How to be safe from this?

  • The buyer should contact the vehicle company and confirm if the vehicle is still under its warranty period or not and then act accordingly.

Punishment for Auto Dealer Frauds

Auto deal frauds fall under the ambit of Consumer Redressal Commissions of the Consumer Protection Act, 1986. The Act defines a Consumer as:

  1. Any person who purchases any good for consideration.
  2. The price of the goods must be paid/promised/party paid or promised.
  3. This must be done under any system of deferred payments.
  4. The mode of deferred payment must be approved by the same person.
  5. This, however, does not include a person who obtains the good for any commercial purpose or for selling it again.

In layman’s terms, a Consumer is anybody who purchases a good or opts for service for his personal use and not any commercial gain or for resale.

The Consumer Protection Act of 1986 has set certain jurisdiction regarding various forums.

The consumers can file their complaints in any of these on the basis of these jurisdictions



  • District Consumer Forum

Cases up to ₹20 Lakhs

  • State Consumer Redressal Commissions

Cases between ₹20 Lakhs and ₹1 Crore

  • National Consumer Redressal Commission

Cases above ₹1 Crore

Duty of the Manufacturers and Retailers

  1. This Act imposes an obligation upon the manufacturers and the retailers that their products must have a standard of proper representation.
  2. Failing to abide by this rule, they shall be held liable for Unfair Trade Practices.
  3. If the consumer feels the absence of quality, then they earn the right to raise a complaint in the Consumer Redressal Commission to avail remedy.

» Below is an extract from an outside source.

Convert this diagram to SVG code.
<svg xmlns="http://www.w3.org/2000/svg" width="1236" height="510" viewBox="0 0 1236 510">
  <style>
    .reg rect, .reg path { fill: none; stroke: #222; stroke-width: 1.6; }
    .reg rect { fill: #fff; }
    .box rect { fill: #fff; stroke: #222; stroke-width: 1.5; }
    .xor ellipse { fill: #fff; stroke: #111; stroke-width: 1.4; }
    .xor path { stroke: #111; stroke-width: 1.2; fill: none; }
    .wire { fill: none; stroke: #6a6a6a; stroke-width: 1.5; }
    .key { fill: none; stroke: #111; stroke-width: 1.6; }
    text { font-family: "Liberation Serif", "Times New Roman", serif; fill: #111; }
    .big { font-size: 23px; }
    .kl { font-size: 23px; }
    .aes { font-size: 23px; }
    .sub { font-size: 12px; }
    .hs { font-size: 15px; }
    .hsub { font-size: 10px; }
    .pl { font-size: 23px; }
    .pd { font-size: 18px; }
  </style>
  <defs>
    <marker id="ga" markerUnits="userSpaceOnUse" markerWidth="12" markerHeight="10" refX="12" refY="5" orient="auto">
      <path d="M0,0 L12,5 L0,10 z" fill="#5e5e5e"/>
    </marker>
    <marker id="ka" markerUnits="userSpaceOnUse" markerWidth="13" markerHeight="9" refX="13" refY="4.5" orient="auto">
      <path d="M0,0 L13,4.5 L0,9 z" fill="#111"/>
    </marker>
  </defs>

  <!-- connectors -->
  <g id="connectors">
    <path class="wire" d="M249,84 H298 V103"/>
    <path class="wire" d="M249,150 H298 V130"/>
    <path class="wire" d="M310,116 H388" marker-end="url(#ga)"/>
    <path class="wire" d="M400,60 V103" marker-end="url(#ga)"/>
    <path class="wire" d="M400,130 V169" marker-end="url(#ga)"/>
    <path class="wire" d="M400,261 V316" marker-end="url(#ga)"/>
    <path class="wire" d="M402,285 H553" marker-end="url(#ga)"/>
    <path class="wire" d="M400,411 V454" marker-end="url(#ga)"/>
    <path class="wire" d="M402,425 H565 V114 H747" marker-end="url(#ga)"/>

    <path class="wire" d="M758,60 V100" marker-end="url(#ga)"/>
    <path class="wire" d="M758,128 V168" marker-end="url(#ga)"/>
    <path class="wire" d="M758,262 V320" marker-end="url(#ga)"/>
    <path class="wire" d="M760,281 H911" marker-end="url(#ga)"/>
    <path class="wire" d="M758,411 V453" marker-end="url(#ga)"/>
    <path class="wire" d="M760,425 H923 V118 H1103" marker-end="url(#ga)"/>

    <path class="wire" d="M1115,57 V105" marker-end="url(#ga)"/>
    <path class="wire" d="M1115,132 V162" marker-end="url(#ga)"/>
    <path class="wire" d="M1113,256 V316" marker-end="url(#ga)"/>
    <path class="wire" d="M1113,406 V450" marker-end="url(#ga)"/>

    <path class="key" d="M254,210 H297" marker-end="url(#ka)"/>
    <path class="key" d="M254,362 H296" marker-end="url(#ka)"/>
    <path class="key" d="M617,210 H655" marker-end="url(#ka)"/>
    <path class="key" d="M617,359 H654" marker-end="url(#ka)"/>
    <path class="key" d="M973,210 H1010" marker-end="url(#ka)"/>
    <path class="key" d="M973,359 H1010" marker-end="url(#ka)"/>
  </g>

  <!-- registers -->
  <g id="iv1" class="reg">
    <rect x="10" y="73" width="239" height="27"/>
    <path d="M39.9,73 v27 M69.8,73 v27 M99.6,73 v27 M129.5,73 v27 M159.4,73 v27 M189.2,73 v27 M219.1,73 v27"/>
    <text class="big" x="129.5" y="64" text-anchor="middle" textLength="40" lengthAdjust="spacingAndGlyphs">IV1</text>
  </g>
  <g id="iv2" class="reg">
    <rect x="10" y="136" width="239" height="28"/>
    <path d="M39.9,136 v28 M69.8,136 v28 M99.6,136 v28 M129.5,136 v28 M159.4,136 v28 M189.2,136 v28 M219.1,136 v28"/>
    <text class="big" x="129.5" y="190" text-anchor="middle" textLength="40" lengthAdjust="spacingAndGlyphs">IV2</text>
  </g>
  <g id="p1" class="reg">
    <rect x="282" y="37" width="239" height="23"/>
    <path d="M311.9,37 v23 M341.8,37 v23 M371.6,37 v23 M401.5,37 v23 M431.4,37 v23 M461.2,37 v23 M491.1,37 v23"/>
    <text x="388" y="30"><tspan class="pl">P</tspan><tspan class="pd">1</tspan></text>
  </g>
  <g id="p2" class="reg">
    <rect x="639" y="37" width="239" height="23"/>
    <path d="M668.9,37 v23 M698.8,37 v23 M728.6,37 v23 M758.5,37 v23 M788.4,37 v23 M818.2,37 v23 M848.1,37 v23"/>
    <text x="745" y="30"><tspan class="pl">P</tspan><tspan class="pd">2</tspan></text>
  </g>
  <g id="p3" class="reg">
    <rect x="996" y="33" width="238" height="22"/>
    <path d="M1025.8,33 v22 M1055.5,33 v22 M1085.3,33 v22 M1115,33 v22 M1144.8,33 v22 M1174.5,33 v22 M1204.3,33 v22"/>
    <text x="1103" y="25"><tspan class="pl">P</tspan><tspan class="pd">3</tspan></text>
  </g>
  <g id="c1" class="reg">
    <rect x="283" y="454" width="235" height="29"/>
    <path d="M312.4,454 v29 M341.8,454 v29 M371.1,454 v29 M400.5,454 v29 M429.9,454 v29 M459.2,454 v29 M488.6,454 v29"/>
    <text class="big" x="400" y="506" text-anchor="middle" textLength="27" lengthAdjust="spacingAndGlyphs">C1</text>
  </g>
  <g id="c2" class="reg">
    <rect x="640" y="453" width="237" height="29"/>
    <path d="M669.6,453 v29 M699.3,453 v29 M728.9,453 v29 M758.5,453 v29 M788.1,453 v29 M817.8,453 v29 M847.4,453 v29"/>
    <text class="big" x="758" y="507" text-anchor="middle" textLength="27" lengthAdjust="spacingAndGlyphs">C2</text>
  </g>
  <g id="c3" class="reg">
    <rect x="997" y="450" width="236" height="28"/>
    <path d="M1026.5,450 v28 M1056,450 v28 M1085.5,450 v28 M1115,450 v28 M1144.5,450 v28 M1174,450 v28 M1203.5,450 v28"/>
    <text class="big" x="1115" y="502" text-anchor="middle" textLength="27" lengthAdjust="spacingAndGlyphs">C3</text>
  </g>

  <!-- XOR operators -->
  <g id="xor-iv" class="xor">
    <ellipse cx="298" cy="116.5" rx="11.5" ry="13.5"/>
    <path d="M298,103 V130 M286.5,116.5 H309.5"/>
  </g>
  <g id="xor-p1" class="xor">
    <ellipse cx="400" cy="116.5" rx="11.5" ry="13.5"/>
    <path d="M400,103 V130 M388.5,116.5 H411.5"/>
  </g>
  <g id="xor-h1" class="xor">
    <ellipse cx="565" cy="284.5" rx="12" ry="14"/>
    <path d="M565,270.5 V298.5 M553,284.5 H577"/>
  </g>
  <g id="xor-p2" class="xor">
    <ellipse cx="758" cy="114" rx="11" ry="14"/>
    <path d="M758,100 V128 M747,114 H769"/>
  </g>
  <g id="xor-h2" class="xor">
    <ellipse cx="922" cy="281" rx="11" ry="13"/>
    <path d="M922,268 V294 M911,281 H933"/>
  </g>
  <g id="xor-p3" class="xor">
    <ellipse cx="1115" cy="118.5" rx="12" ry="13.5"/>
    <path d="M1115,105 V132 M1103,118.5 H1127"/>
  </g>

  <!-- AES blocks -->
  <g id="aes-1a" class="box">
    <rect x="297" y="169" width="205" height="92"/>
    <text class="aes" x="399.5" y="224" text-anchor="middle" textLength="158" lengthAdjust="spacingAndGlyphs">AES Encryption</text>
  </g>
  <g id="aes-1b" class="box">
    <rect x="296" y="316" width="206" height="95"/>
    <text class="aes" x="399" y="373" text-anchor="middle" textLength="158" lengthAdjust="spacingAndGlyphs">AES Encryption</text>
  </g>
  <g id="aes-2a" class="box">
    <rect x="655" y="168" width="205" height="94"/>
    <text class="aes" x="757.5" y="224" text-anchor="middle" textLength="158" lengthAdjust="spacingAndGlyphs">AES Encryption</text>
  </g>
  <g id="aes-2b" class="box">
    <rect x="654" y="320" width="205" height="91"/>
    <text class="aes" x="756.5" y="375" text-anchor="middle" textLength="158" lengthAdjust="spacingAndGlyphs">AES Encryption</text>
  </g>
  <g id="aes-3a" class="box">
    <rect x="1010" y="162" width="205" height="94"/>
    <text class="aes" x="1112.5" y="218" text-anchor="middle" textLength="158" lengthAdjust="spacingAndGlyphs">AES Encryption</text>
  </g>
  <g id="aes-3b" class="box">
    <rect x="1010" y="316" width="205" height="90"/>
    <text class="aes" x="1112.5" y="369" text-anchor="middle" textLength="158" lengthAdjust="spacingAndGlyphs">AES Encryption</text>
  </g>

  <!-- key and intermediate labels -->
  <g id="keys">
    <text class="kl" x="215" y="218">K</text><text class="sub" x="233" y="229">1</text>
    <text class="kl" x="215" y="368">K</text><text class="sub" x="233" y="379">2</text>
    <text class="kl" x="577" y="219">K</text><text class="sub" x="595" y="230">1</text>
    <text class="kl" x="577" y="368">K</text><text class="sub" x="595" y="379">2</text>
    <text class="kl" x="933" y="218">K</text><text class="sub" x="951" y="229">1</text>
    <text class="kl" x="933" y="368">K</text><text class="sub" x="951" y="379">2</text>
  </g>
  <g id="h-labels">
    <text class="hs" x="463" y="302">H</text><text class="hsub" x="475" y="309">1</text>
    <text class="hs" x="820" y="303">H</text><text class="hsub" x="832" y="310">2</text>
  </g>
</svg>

A Consumer Case of Auto Dealer Frauds

  • In 2017 Sijo K Philip, an IT professional from Bangalore made a purchase of a second-hand from SLV car World on the Outer Ring Road. The seller showed Sijo a Honda Civic model claiming that it was used for a mere 50,947 Kms (This was the reading as per the odometer).
  • Philip Purchased the car for ₹6.2 Lakhs. After driving it for 15 days, he visited an authorised Honda store for servicing. He was stunned after the technicians told him that his car was last serviced in 2015 (2 years ago).
  • They said that the car’s engine and other internal parts were severely damaged, after further checking it the technicians concluded that the odometer was tampered with.
  • After realising that he was served a substandard product, he raised his grievance to Keshavalu Reddy, the owner of SLV Car World, however, Reddy never replied.
  • Philip then filed a complaint in Bangalore’s second additional district Consumer Redressal forum. After the end of the litigation period, the Forum ruled in favour of Philip as he produced all the documents firmly establishing the fraud committed by Keshavalu Reddy. The forum ordered Reddy to pay a compensation sum of ₹1.50 Lakh within a timeline of 60 days.

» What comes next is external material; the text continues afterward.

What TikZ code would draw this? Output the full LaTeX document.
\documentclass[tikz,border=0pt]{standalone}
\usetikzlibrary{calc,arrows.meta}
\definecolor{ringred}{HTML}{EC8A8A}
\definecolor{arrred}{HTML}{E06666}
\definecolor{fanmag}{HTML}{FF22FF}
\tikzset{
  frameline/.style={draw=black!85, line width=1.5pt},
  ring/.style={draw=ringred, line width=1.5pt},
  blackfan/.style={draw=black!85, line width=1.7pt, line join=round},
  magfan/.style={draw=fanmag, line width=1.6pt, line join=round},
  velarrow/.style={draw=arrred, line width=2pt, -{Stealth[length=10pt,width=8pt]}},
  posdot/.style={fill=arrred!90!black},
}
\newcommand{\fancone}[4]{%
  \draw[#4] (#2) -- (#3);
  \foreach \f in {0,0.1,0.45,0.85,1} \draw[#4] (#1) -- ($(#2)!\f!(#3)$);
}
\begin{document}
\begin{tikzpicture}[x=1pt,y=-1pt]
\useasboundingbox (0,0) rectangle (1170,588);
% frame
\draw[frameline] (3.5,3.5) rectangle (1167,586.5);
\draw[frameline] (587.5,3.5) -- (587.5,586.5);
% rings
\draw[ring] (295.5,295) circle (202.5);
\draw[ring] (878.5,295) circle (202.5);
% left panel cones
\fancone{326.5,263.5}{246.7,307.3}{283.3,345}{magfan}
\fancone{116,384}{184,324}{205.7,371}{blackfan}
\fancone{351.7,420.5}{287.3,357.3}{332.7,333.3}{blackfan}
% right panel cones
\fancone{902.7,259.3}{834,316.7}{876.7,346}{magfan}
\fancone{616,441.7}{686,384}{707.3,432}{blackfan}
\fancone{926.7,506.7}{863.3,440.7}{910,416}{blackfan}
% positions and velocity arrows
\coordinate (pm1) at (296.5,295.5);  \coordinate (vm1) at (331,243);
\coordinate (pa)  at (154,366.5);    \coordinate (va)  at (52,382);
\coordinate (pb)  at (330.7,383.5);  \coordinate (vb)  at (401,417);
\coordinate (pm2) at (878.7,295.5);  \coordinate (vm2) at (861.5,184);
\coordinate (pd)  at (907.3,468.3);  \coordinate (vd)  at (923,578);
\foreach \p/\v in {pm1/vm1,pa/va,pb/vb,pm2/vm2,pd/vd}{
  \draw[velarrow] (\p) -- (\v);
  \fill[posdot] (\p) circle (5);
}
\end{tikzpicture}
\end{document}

There is no better feeling than buying that first car, no matter if it is a used one. But it is a risky business. Long gone are the days when business was a qualitative enterprise, now it is mostly a quantitative thing. With the second-hand car business being on fire, it invites all sorts of people and here, in India, we don’t lack in variety. There is always some degree of risk involved, but we should be as careful as we can. Following the measures stated in the article shall protect you. Rest assured, savdhan rahe! satark rahe!